Banjir Sukabumi: 2.500 KK Direlokasi, 10 Korban Jiwa, Kerusakan Lingkungan Diduga Akibat Tambang Emas
Senin, 16 Desember 2024 | 10:00 WIB
Bandung, NU Online
Banjir besar yang melanda Kabupaten Sukabumi, Jawa Barat, membawa dampak yang memprihatinkan. Sebanyak 2.500 Kepala Keluarga (KK) harus direlokasi akibat bencana ini, yang juga menyebabkan 10 orang meninggal dunia. Kerusakan lingkungan yang parah, diduga disebabkan oleh aktivitas tambang emas dan pertambangan galian lainnya, menjadi sorotan utama.
Kepala Badan Nasional Penanggulangan Bencana (BNPB), Letjen TNI Suharyanto, mengungkapkan bahwa 129 KK terdampak harus segera direlokasi karena rumah mereka hancur dan berada di lokasi rawan bencana. Selain itu, 2.500 jiwa lainnya juga harus dipindahkan untuk memastikan keselamatan mereka.
"Proses relokasi memerlukan penataan lahan yang matang, baik dari lahan pemerintah maupun swasta," ujar Suharyanto saat mengunjungi pos pengungsian di Desa Bantargadung, Kecamatan Bantargadung, Jumat (13/12/2024) dilansir NU Online Jabar.
Menurut data BNPB hingga Rabu (11/12/2024) pukul 07.00 WIB, bencana ini telah memengaruhi 20.629 warga, dengan 3.464 orang mengungsi. Angka ini meningkat dari laporan sebelumnya, dengan tambahan 10.455 warga terdampak dan 476 warga yang mengungsi. Bencana ini meluas ke 184 desa di 39 kecamatan di Sukabumi.
Direktur Eksekutif Wahana Lingkungan Hidup Indonesia (Walhi) Jawa Barat, Wahyudin, menyoroti aktivitas tambang emas sebagai penyebab kerusakan lingkungan.
"Hasil pemantauan citra satelit menunjukkan kerusakan hutan di beberapa kawasan di Sukabumi, yang diduga akibat aktivitas tambang emas dan tambang galian kuarsa," jelasnya.
Kawasan terdampak termasuk Kecamatan Waluran Jampang, di mana pembukaan lahan untuk proyek Hutan Tanaman Energi (HTE) turut berkontribusi pada degradasi hutan.
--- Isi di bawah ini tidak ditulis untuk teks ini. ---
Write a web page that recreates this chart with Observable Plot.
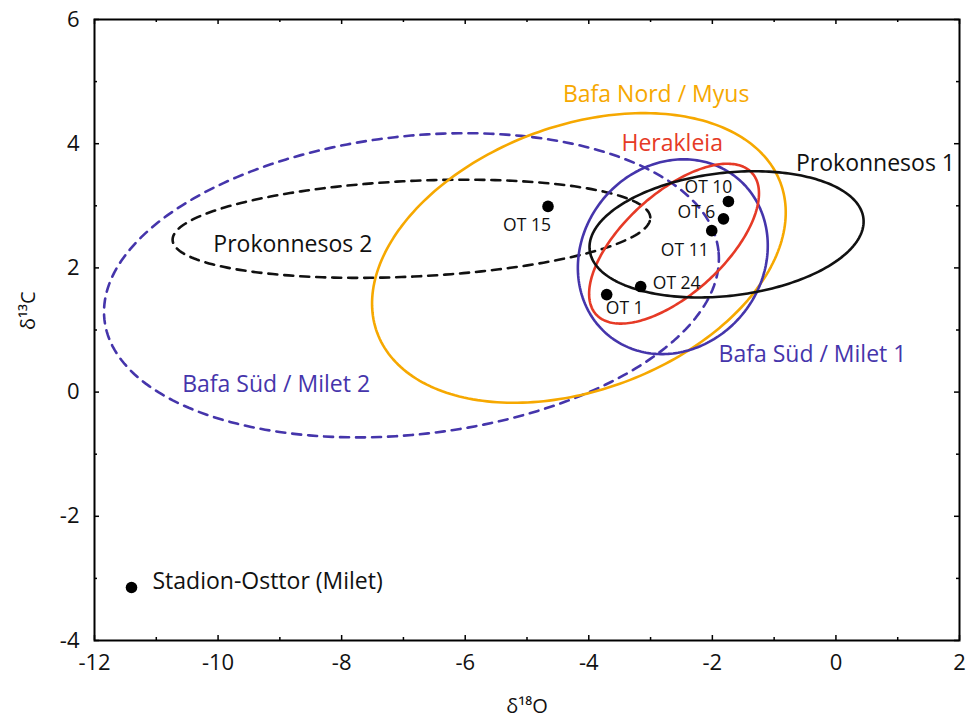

Proyek ini bertujuan menyediakan serbuk kayu untuk Pembangkit Listrik Tenaga Uap (PLTU) Pelabuhanratu.
Walhi juga menemukan adanya aktivitas tambang emas yang dilakukan oleh PT Wilton di Ciemas dengan konsesi seluas 300 hektare, serta PT Generasi Muda Bersatu di Kecamatan Simpenan.
Krisis ini menjadi pengingat akan pentingnya pengelolaan lingkungan yang berkelanjutan dan penegakan hukum yang ketat terhadap aktivitas tambang ilegal. Pemerintah dan masyarakat diharapkan dapat bekerja sama untuk mencegah bencana serupa terjadi di masa depan.